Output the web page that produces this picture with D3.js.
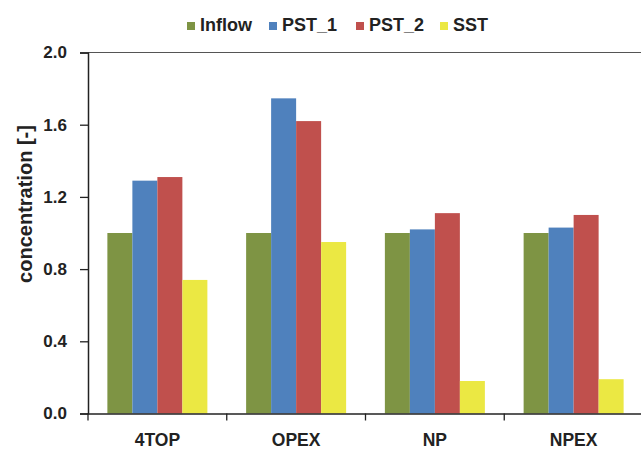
<!DOCTYPE html>
<html lang="en">
<head>
    <meta charset="UTF-8">
    <title>concentration bar chart</title>
    <script src="https://d3js.org/d3.v7.min.js"></script>
    <style>
        body { margin: 0; background: #fff; }
        text { font-family: "Liberation Sans", Arial, sans-serif; font-weight: bold; fill: #222; }
    </style>
</head>
<body>
    <script>
        // data
        const categories = ["4TOP", "OPEX", "NP", "NPEX"];
        const seriesNames = ["Inflow", "PST_1", "PST_2", "SST"];
        const inflow = [1.0, 1.0, 1.0, 1.0];
        const pst1 = [1.29, 1.746, 1.02, 1.03];
        const pst2 = [1.31, 1.62, 1.11, 1.10];
        const sst = [0.74, 0.95, 0.18, 0.19];
        const yTicks = [0.0, 0.4, 0.8, 1.2, 1.6, 2.0];
        const colors = ["#7e9444", "#4f81bd", "#c0504d", "#ebe843"];

        const values = [inflow, pst1, pst2, sst];

        const width = 641, height = 450;
        const margin = {top: 52.5, right: -2, bottom: 36.5, left: 88};
        const innerW = width - margin.left - margin.right;
        const innerH = height - margin.top - margin.bottom;

        const svg = d3.select("body").append("svg")
            .attr("width", width)
            .attr("height", height);

        const g = svg.append("g")
            .attr("transform", "translate(" + margin.left + "," + margin.top + ")");

        // scales
        const x = d3.scaleBand()
            .domain(categories)
            .range([0, innerW]);

        const x1 = d3.scaleBand()
            .domain(seriesNames)
            .range([0, 100])
            .padding(0);

        const y = d3.scaleLinear()
            .domain([0, 2.0])
            .range([innerH, 0]);

        // bars
        const groups = g.selectAll(".grp")
            .data(categories)
            .enter().append("g")
            .attr("class", "grp")
            .attr("transform", d => "translate(" + (x(d) + (x.bandwidth() - 100) / 2) + ",0)");

        groups.selectAll("rect")
            .data((c, ci) => seriesNames.map((s, si) => ({s: s, v: values[si][ci], i: si})))
            .enter().append("rect")
            .attr("x", d => x1(d.s))
            .attr("y", d => y(d.v))
            .attr("width", x1.bandwidth())
            .attr("height", d => innerH - y(d.v))
            .attr("fill", d => colors[d.i]);

        // top border line
        g.append("line")
            .attr("x1", 0).attr("x2", innerW + 10)
            .attr("y1", 0).attr("y2", 0)
            .attr("stroke", "#555").attr("stroke-width", 1.2);

        // y axis
        const yAxis = g.append("g")
            .call(d3.axisLeft(y).tickValues(yTicks).tickFormat(d3.format(".1f")).tickSize(8).tickPadding(13));
        yAxis.select(".domain").attr("stroke", "#222").attr("stroke-width", 1.5);
        yAxis.selectAll(".tick line").attr("stroke", "#222").attr("stroke-width", 1.3);
        yAxis.selectAll("text").style("font-size", "17px");

        // x axis
        const xAxis = g.append("g")
            .attr("transform", "translate(0," + innerH + ")")
            .call(d3.axisBottom(x).tickSize(0));
        xAxis.select(".domain").attr("stroke", "#222").attr("stroke-width", 1.5);
        xAxis.selectAll("text")
            .attr("y", 32).attr("dy", null)
            .style("font-size", "17.5px");
        // boundary ticks between categories
        xAxis.selectAll(".sep")
            .data(categories)
            .enter().append("line")
            .attr("class", "sep")
            .attr("x1", d => x(d)).attr("x2", d => x(d))
            .attr("y1", 0).attr("y2", 7)
            .attr("stroke", "#222").attr("stroke-width", 1.3);

        // y axis title
        svg.append("text")
            .attr("transform", "translate(32,204) rotate(-90)")
            .attr("text-anchor", "middle")
            .style("font-size", "20px")
            .text("concentration [-]");

        // legend
        const legendX = [200, 282, 369, 453];
        const legend = svg.selectAll(".leg")
            .data(seriesNames)
            .enter().append("g")
            .attr("class", "leg")
            .attr("transform", (d, i) => "translate(" + legendX[i] + ",0)");
        legend.append("rect")
            .attr("x", -13).attr("y", 22)
            .attr("width", 8).attr("height", 8)
            .attr("fill", (d, i) => colors[i]);
        legend.append("text")
            .attr("x", 0).attr("y", 31)
            .style("font-size", "18px")
            .text(d => d);
    </script>
</body>
</html>
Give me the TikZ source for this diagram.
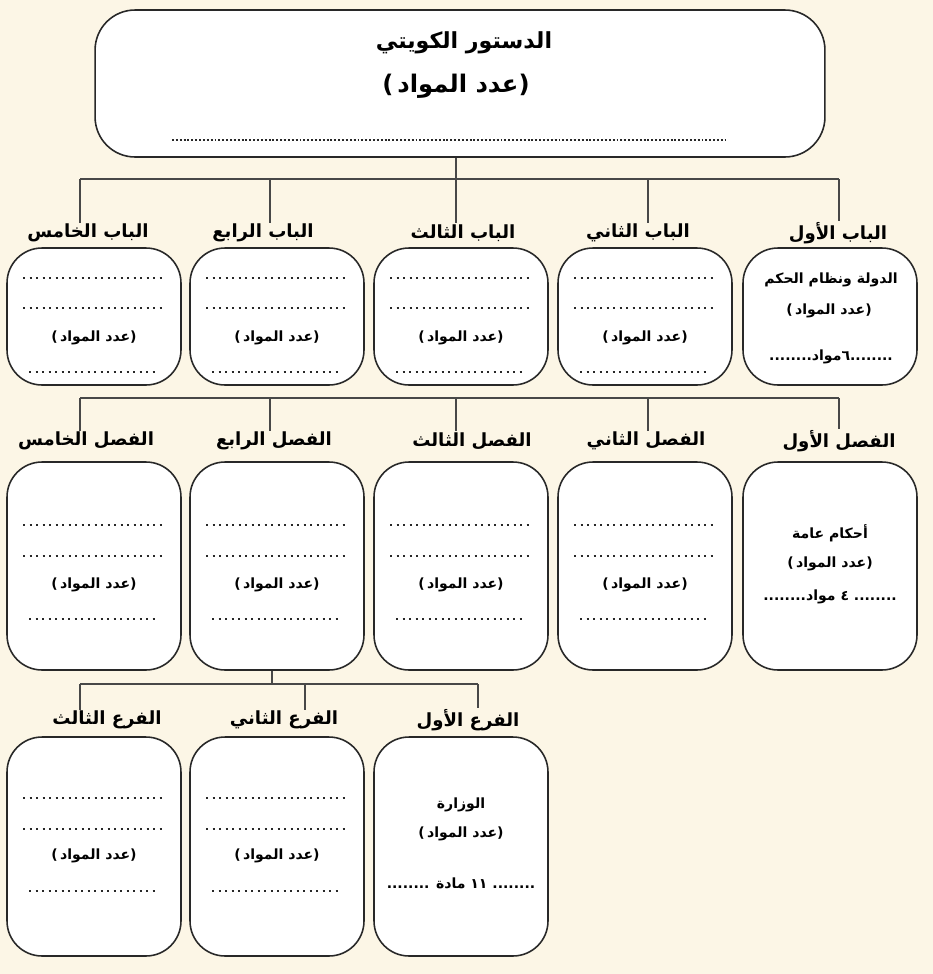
\documentclass[tikz,border=0pt]{standalone}
\usepackage{fontspec}
\usetikzlibrary{calc}
\TeXXeTstate=1
\newfontfamily\arabicfont[Script=Arabic]{DejaVu Sans}
\newfontfamily\latinfont{DejaVu Sans}
\definecolor{cream}{RGB}{252,246,230}
\definecolor{edge}{RGB}{40,40,40}
\newcommand{\ar}[1]{{\arabicfont\beginR #1\endR}}
\newcommand{\nmawad}{(\,\ar{عدد المواد})}
\tikzset{
  bx/.style={draw=edge, line width=0.9pt, fill=white, rounded corners=0.7cm,
    minimum width=3.48cm, inner sep=0pt},
  head/.style={font=\latinfont\bfseries\fontsize{10.3}{12}\selectfont, inner sep=0.5pt},
  txt/.style={font=\latinfont\bfseries\fontsize{8}{9.5}\selectfont, inner sep=0.5pt},
  big/.style={font=\latinfont\bfseries\fontsize{12.6}{15}\selectfont, inner sep=0.5pt},
  blank/.style={draw=edge, line width=1.3pt, dash pattern=on 1.3pt off 2.4pt},
  bus/.style={draw=edge!85, line width=0.7pt},
}

\begin{document}
\begin{tikzpicture}[x=0.02cm, y=-0.02cm]
\fill[cream] (0,0) rectangle (933,974);

% the constitution
\node[bx, rounded corners=0.8cm, minimum width=14.6cm, minimum height=2.94cm] (dst) at (460,83.5) {};
\node[big] (dst1) at (464,43) {\ar{الدستور الكويتي}};
\node[big, font=\latinfont\bfseries\fontsize{13.8}{15}\selectfont] (dst2) at (456,86) {\nmawad};
\draw[blank, line width=1.1pt, dash pattern=on 1.1pt off 1.1pt] (172,140) -- (725,140);

% boxes of the three rows
\foreach \c/\cx in {1/830, 2/645, 3/461, 4/277, 5/94} {
  \node[bx, minimum height=2.74cm] (bab\c) at (\cx,316.5) {};
  \node[bx, minimum height=4.16cm] (fasl\c) at (\cx,566) {};
}
\foreach \c/\cx in {1/461, 2/277, 3/94}
  \node[bx, minimum height=4.38cm] (far\c) at (\cx,846.5) {};

% titles over the boxes
\foreach \c/\lx/\nm in {1/838/الأول, 2/638/الثاني, 3/463/الثالث, 4/263/الرابع, 5/88/الخامس} {
  \node[head] (lbab\c) at (\lx,233) {\ar{الباب \nm}};
}
\foreach \c/\lx/\nm in {1/839/الأول, 2/646/الثاني, 3/472/الثالث, 4/274/الرابع, 5/86/الخامس} {
  \node[head] (lfasl\c) at (\lx,441) {\ar{الفصل \nm}};
}
\foreach \c/\lx/\nm in {1/468/الأول, 2/284/الثاني, 3/107/الثالث} {
  \node[head] (lfar\c) at (\lx,720) {\ar{الفرع \nm}};
}

% buses
\foreach \c/\bx in {1/839, 2/648, 3/456, 4/270, 5/80} {
  \coordinate (t\c) at (\bx,179);
  \coordinate (s\c) at (\bx,398);
  \draw[bus] (t\c) -- (t\c |- lbab\c.north);
  \draw[bus] (s\c) -- (s\c |- lfasl\c.north);
}
\draw[bus] (dst.south -| t3) -- (t3);
\draw[bus] (t5) -- (t1);
\draw[bus] (s5) -- (s1);
\coordinate (r0) at (272,684);
\foreach \c/\bx in {1/478, 2/305, 3/80} {
  \coordinate (r\c) at (\bx,684);
  \draw[bus] (r\c) -- (r\c |- lfar\c.north);
}
\draw[bus] (fasl4.south -| r0) -- (r0);
\draw[bus] (r3) -- (r1);

% blank lines
\foreach \cx in {645, 461, 277, 94} {
  \draw[blank] (\cx-71,278) -- (\cx+70,278);
  \draw[blank] (\cx-71,308) -- (\cx+70,308);
  \node[txt] at (\cx,338) {\nmawad};
  \draw[blank] (\cx-65,372) -- (\cx+63,372);
  \draw[blank] (\cx-71,525) -- (\cx+70,525);
  \draw[blank] (\cx-71,556) -- (\cx+70,556);
  \node[txt] at (\cx,585) {\nmawad};
  \draw[blank] (\cx-65,619) -- (\cx+63,619);
}
\foreach \cx in {277, 94} {
  \draw[blank] (\cx-71,798) -- (\cx+70,798);
  \draw[blank] (\cx-71,829) -- (\cx+70,829);
  \node[txt] at (\cx,856) {\nmawad};
  \draw[blank] (\cx-65,891) -- (\cx+63,891);
}

% filled in entries
\node[txt] (bab1a) at (831,280) {\ar{الدولة ونظام الحكم}};
\node[txt] (bab1b) at (829,311) {\nmawad};
\node[txt] (bab1c) at (831,357) {........\ar{٦مواد}........};
\node[txt] (fasl1a) at (830,533) {\ar{أحكام عامة}};
\node[txt] (fasl1b) at (830,564) {\nmawad};
\node[txt] (fasl1c) at (830,597) {........\ar{٤ مواد} ........};
\node[txt] (far1a) at (461,805) {\ar{الوزارة}};
\node[txt] (far1b) at (461,834) {\nmawad};
\node[txt] (far1c) at (461,883) {........ \ar{١١ مادة} ........};
\end{tikzpicture}
\end{document}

# What you have to do
Give back, unchanged, each line from the one containing "Give me the TikZ source for this diagram." through the one containing "(0,0) rectangle (933,974);". Pictures are to be left out.

# Written answer
Give me the TikZ source for this diagram.
\documentclass[tikz,border=0pt]{standalone}
\usepackage{fontspec}
\usetikzlibrary{calc}
\TeXXeTstate=1
\newfontfamily\arabicfont[Script=Arabic]{DejaVu Sans}
\newfontfamily\latinfont{DejaVu Sans}
\definecolor{cream}{RGB}{252,246,230}
\definecolor{edge}{RGB}{40,40,40}
\newcommand{\ar}[1]{{\arabicfont\beginR #1\endR}}
\newcommand{\nmawad}{(\,\ar{عدد المواد})}
\tikzset{
  bx/.style={draw=edge, line width=0.9pt, fill=white, rounded corners=0.7cm,
    minimum width=3.48cm, inner sep=0pt},
  head/.style={font=\latinfont\bfseries\fontsize{10.3}{12}\selectfont, inner sep=0.5pt},
  txt/.style={font=\latinfont\bfseries\fontsize{8}{9.5}\selectfont, inner sep=0.5pt},
  big/.style={font=\latinfont\bfseries\fontsize{12.6}{15}\selectfont, inner sep=0.5pt},
  blank/.style={draw=edge, line width=1.3pt, dash pattern=on 1.3pt off 2.4pt},
  bus/.style={draw=edge!85, line width=0.7pt},
}

\begin{document}
\begin{tikzpicture}[x=0.02cm, y=-0.02cm]
\fill[cream] (0,0) rectangle (933,974);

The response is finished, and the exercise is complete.